> **TASK DIRECTIONS**
Reproduce the listing below from the line with "Write a Python" to the line with "10400, 14400, 20000]", both lines included, character for character, minus any pictures.

--*--

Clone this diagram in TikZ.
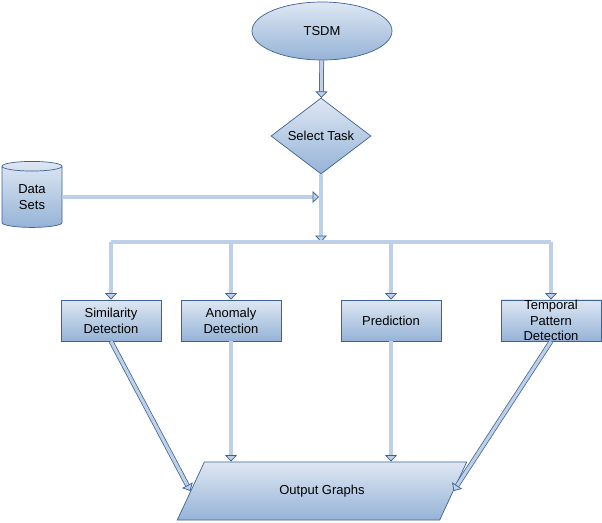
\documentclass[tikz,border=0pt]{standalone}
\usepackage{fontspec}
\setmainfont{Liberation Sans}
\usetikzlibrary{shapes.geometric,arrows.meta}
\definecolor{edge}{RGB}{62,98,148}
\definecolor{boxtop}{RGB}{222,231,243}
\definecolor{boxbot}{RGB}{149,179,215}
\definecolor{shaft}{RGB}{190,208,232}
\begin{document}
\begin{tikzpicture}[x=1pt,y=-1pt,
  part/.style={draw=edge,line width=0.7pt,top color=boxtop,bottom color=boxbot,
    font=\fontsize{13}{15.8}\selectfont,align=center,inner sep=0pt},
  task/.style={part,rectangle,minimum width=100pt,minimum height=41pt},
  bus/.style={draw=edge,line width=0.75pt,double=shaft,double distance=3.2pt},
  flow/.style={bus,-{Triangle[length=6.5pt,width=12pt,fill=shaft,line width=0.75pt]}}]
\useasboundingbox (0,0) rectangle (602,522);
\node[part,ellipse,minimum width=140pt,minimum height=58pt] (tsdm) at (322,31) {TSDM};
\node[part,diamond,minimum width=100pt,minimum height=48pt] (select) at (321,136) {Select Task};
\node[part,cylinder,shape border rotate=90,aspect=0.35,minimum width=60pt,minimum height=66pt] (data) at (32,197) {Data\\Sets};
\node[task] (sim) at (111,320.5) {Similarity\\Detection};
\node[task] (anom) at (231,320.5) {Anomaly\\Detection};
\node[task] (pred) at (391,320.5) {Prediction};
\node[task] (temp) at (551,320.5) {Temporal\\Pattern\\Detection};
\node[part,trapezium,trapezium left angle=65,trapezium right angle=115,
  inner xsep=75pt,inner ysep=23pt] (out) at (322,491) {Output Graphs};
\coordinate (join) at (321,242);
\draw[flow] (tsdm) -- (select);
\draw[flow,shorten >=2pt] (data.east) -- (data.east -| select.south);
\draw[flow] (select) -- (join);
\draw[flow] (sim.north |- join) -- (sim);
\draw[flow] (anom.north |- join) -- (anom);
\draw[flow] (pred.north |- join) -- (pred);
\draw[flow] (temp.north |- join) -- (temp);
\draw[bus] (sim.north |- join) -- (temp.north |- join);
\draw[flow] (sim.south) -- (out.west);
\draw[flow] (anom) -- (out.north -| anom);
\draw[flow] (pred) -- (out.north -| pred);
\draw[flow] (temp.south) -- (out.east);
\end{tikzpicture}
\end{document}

--*--

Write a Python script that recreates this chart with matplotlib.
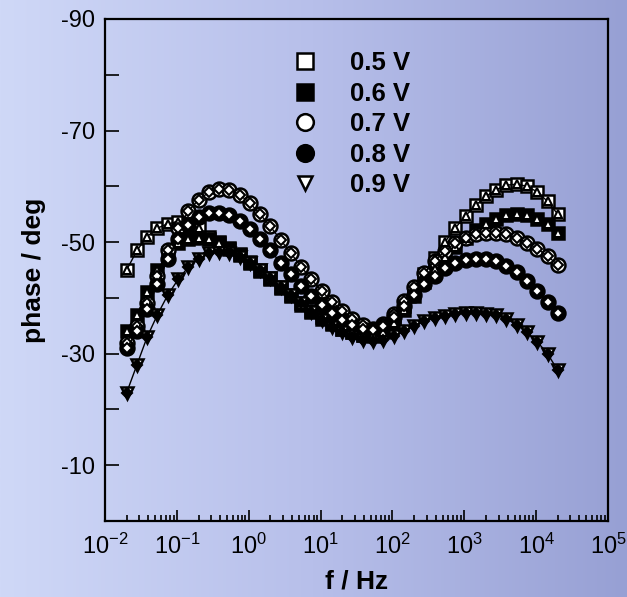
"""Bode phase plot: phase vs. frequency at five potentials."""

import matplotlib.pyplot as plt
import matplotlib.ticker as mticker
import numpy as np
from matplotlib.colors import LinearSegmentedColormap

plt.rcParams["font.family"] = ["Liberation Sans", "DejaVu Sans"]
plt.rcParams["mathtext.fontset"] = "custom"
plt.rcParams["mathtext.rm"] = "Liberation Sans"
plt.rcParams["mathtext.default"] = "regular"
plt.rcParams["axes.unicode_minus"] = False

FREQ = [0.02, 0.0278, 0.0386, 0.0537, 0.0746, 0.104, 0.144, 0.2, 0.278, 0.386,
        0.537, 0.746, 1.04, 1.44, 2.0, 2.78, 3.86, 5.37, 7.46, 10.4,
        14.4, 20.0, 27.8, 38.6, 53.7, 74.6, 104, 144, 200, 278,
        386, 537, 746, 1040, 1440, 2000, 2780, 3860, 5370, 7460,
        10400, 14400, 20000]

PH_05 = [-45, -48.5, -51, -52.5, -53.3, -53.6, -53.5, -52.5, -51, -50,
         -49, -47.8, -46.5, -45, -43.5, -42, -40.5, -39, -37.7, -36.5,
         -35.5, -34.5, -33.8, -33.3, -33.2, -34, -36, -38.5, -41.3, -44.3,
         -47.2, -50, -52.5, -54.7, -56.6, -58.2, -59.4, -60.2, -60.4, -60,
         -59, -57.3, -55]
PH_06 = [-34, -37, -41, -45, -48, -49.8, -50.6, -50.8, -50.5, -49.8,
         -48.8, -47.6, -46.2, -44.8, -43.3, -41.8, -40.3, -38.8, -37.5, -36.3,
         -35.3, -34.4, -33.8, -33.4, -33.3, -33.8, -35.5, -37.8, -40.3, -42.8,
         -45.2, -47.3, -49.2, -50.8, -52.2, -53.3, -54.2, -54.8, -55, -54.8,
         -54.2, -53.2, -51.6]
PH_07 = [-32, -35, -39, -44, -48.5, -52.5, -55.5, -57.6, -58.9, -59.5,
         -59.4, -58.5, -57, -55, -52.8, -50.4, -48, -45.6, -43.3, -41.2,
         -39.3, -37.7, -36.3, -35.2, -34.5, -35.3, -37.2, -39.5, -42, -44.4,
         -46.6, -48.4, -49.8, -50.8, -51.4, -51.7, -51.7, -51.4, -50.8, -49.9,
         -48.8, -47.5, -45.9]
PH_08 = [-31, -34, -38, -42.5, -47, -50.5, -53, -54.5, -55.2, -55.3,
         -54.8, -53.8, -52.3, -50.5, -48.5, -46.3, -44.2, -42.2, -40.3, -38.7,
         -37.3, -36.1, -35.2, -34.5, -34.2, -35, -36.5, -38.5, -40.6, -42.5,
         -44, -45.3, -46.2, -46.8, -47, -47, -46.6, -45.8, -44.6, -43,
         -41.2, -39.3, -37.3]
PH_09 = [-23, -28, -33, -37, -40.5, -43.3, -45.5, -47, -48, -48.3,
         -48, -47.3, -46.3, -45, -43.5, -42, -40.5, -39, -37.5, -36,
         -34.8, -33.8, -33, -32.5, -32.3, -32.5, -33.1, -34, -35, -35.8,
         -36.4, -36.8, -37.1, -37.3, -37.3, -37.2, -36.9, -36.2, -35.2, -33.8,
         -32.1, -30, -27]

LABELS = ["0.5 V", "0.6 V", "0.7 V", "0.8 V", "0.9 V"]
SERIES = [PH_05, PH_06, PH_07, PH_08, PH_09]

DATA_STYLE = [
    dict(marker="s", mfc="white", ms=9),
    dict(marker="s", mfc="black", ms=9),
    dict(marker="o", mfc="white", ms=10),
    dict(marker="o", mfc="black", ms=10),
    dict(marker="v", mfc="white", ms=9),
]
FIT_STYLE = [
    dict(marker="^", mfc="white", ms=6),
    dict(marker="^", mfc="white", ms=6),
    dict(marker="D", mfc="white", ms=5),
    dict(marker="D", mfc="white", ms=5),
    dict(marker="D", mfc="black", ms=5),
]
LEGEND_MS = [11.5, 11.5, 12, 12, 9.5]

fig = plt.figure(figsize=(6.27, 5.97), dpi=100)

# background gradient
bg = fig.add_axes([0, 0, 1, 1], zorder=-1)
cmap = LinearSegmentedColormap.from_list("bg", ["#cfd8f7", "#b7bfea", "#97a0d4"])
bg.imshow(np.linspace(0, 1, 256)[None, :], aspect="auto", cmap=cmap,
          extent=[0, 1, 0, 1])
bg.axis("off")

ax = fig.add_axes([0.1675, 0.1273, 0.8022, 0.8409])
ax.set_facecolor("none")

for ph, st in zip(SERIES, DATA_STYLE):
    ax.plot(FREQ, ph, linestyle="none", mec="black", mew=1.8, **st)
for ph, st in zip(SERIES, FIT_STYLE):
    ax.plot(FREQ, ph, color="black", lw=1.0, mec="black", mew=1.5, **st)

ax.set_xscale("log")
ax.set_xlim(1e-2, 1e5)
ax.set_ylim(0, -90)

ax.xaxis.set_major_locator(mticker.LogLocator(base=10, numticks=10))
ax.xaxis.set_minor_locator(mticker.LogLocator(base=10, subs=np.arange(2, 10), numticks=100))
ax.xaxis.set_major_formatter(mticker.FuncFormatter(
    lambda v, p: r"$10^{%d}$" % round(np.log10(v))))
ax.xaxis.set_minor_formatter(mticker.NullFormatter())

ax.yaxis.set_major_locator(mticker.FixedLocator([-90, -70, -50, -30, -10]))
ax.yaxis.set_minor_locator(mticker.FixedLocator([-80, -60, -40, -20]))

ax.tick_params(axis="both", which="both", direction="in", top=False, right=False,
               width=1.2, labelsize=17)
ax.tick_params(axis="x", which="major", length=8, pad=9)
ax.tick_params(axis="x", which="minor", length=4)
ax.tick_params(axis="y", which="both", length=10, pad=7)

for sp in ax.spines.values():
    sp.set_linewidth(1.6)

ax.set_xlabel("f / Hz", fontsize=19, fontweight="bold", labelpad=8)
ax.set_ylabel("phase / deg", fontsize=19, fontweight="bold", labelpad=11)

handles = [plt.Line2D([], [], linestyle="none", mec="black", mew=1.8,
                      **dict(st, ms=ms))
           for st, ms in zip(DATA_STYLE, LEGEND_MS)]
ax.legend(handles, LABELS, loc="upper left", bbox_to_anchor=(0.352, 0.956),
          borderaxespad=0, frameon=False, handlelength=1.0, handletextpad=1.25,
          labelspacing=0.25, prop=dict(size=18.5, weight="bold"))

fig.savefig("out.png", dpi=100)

--*--

> **RESULT OF THIS EXERCISE**
Write a Python script that recreates this chart with matplotlib.
"""Bode phase plot: phase vs. frequency at five potentials."""

import matplotlib.pyplot as plt
import matplotlib.ticker as mticker
import numpy as np
from matplotlib.colors import LinearSegmentedColormap

plt.rcParams["font.family"] = ["Liberation Sans", "DejaVu Sans"]
plt.rcParams["mathtext.fontset"] = "custom"
plt.rcParams["mathtext.rm"] = "Liberation Sans"
plt.rcParams["mathtext.default"] = "regular"
plt.rcParams["axes.unicode_minus"] = False

FREQ = [0.02, 0.0278, 0.0386, 0.0537, 0.0746, 0.104, 0.144, 0.2, 0.278, 0.386,
        0.537, 0.746, 1.04, 1.44, 2.0, 2.78, 3.86, 5.37, 7.46, 10.4,
        14.4, 20.0, 27.8, 38.6, 53.7, 74.6, 104, 144, 200, 278,
        386, 537, 746, 1040, 1440, 2000, 2780, 3860, 5370, 7460,
        10400, 14400, 20000]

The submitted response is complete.